Source material:
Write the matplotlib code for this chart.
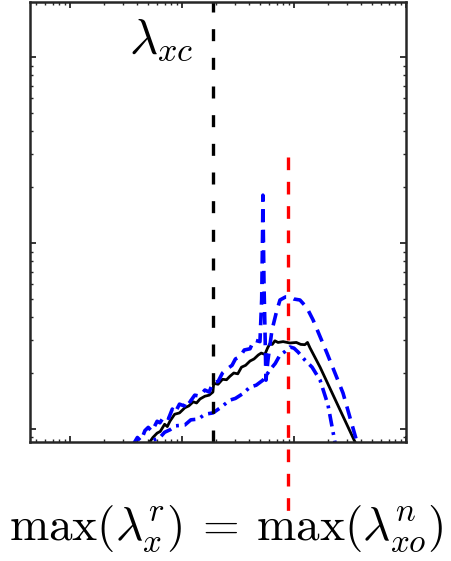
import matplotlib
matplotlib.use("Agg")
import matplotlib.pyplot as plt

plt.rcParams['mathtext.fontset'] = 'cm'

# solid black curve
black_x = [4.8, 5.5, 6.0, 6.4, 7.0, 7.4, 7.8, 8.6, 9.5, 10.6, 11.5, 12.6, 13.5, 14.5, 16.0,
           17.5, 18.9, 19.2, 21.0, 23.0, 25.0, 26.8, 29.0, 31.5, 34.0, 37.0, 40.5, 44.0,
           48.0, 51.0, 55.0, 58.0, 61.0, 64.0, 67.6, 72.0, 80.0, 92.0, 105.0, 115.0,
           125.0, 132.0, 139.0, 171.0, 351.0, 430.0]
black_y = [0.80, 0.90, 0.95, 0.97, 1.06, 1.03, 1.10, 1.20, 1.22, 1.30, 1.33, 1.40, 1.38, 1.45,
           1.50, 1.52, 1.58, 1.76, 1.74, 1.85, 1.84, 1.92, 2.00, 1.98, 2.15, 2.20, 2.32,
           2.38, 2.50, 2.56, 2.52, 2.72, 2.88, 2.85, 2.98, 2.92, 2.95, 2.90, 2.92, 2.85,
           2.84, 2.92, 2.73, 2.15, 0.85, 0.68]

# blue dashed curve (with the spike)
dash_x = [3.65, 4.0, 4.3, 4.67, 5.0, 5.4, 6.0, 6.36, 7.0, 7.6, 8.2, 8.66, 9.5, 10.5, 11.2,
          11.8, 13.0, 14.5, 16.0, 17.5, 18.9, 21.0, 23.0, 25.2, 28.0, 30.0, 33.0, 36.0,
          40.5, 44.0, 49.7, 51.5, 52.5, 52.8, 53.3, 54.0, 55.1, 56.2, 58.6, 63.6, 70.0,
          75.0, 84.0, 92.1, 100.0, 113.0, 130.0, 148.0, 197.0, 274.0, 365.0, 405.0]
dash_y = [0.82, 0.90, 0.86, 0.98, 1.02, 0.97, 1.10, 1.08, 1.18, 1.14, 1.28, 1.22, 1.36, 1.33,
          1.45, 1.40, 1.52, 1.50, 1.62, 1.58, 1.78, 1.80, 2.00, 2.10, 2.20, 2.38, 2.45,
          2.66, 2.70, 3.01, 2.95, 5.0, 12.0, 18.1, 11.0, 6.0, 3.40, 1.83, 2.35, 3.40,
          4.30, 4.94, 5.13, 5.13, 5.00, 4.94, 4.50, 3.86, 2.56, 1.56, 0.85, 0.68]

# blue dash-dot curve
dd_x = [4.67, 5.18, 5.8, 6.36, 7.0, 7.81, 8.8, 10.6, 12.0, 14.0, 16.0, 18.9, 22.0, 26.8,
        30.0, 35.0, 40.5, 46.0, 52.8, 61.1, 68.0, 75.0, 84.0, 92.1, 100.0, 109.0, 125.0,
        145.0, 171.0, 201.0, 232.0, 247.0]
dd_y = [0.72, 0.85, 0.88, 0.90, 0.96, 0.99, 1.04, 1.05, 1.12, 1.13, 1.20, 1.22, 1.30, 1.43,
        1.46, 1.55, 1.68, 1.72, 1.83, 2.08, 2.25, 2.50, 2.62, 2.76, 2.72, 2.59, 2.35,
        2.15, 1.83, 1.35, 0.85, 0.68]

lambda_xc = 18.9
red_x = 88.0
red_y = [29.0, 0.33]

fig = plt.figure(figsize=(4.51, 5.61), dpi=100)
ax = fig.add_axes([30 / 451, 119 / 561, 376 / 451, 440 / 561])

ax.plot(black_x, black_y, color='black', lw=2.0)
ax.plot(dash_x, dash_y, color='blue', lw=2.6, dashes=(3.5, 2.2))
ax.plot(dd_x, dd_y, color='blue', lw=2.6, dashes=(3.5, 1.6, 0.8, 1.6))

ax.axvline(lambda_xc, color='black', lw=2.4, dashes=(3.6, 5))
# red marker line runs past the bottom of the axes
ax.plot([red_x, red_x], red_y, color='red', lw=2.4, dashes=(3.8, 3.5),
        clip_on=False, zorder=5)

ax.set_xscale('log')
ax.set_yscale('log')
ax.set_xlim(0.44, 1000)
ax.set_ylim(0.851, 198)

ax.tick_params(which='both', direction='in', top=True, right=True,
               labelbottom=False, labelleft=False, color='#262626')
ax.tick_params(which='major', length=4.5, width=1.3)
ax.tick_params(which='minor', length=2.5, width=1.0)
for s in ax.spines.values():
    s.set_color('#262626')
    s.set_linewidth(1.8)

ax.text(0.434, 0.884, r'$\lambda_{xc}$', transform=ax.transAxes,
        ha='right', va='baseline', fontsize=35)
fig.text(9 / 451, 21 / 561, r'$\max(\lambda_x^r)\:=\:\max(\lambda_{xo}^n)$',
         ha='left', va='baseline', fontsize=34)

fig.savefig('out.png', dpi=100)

Goal: Restate the whole listing above exactly, please, omitting every image.

Full response:
Write the matplotlib code for this chart.
import matplotlib
matplotlib.use("Agg")
import matplotlib.pyplot as plt

plt.rcParams['mathtext.fontset'] = 'cm'

# solid black curve
black_x = [4.8, 5.5, 6.0, 6.4, 7.0, 7.4, 7.8, 8.6, 9.5, 10.6, 11.5, 12.6, 13.5, 14.5, 16.0,
           17.5, 18.9, 19.2, 21.0, 23.0, 25.0, 26.8, 29.0, 31.5, 34.0, 37.0, 40.5, 44.0,
           48.0, 51.0, 55.0, 58.0, 61.0, 64.0, 67.6, 72.0, 80.0, 92.0, 105.0, 115.0,
           125.0, 132.0, 139.0, 171.0, 351.0, 430.0]
black_y = [0.80, 0.90, 0.95, 0.97, 1.06, 1.03, 1.10, 1.20, 1.22, 1.30, 1.33, 1.40, 1.38, 1.45,
           1.50, 1.52, 1.58, 1.76, 1.74, 1.85, 1.84, 1.92, 2.00, 1.98, 2.15, 2.20, 2.32,
           2.38, 2.50, 2.56, 2.52, 2.72, 2.88, 2.85, 2.98, 2.92, 2.95, 2.90, 2.92, 2.85,
           2.84, 2.92, 2.73, 2.15, 0.85, 0.68]

# blue dashed curve (with the spike)
dash_x = [3.65, 4.0, 4.3, 4.67, 5.0, 5.4, 6.0, 6.36, 7.0, 7.6, 8.2, 8.66, 9.5, 10.5, 11.2,
          11.8, 13.0, 14.5, 16.0, 17.5, 18.9, 21.0, 23.0, 25.2, 28.0, 30.0, 33.0, 36.0,
          40.5, 44.0, 49.7, 51.5, 52.5, 52.8, 53.3, 54.0, 55.1, 56.2, 58.6, 63.6, 70.0,
          75.0, 84.0, 92.1, 100.0, 113.0, 130.0, 148.0, 197.0, 274.0, 365.0, 405.0]
dash_y = [0.82, 0.90, 0.86, 0.98, 1.02, 0.97, 1.10, 1.08, 1.18, 1.14, 1.28, 1.22, 1.36, 1.33,
          1.45, 1.40, 1.52, 1.50, 1.62, 1.58, 1.78, 1.80, 2.00, 2.10, 2.20, 2.38, 2.45,
          2.66, 2.70, 3.01, 2.95, 5.0, 12.0, 18.1, 11.0, 6.0, 3.40, 1.83, 2.35, 3.40,
          4.30, 4.94, 5.13, 5.13, 5.00, 4.94, 4.50, 3.86, 2.56, 1.56, 0.85, 0.68]

# blue dash-dot curve
dd_x = [4.67, 5.18, 5.8, 6.36, 7.0, 7.81, 8.8, 10.6, 12.0, 14.0, 16.0, 18.9, 22.0, 26.8,
        30.0, 35.0, 40.5, 46.0, 52.8, 61.1, 68.0, 75.0, 84.0, 92.1, 100.0, 109.0, 125.0,
        145.0, 171.0, 201.0, 232.0, 247.0]
dd_y = [0.72, 0.85, 0.88, 0.90, 0.96, 0.99, 1.04, 1.05, 1.12, 1.13, 1.20, 1.22, 1.30, 1.43,
        1.46, 1.55, 1.68, 1.72, 1.83, 2.08, 2.25, 2.50, 2.62, 2.76, 2.72, 2.59, 2.35,
        2.15, 1.83, 1.35, 0.85, 0.68]

lambda_xc = 18.9
red_x = 88.0
red_y = [29.0, 0.33]

fig = plt.figure(figsize=(4.51, 5.61), dpi=100)
ax = fig.add_axes([30 / 451, 119 / 561, 376 / 451, 440 / 561])

ax.plot(black_x, black_y, color='black', lw=2.0)
ax.plot(dash_x, dash_y, color='blue', lw=2.6, dashes=(3.5, 2.2))
ax.plot(dd_x, dd_y, color='blue', lw=2.6, dashes=(3.5, 1.6, 0.8, 1.6))

ax.axvline(lambda_xc, color='black', lw=2.4, dashes=(3.6, 5))
# red marker line runs past the bottom of the axes
ax.plot([red_x, red_x], red_y, color='red', lw=2.4, dashes=(3.8, 3.5),
        clip_on=False, zorder=5)

ax.set_xscale('log')
ax.set_yscale('log')
ax.set_xlim(0.44, 1000)
ax.set_ylim(0.851, 198)

ax.tick_params(which='both', direction='in', top=True, right=True,
               labelbottom=False, labelleft=False, color='#262626')
ax.tick_params(which='major', length=4.5, width=1.3)
ax.tick_params(which='minor', length=2.5, width=1.0)
for s in ax.spines.values():
    s.set_color('#262626')
    s.set_linewidth(1.8)

ax.text(0.434, 0.884, r'$\lambda_{xc}$', transform=ax.transAxes,
        ha='right', va='baseline', fontsize=35)
fig.text(9 / 451, 21 / 561, r'$\max(\lambda_x^r)\:=\:\max(\lambda_{xo}^n)$',
         ha='left', va='baseline', fontsize=34)

fig.savefig('out.png', dpi=100)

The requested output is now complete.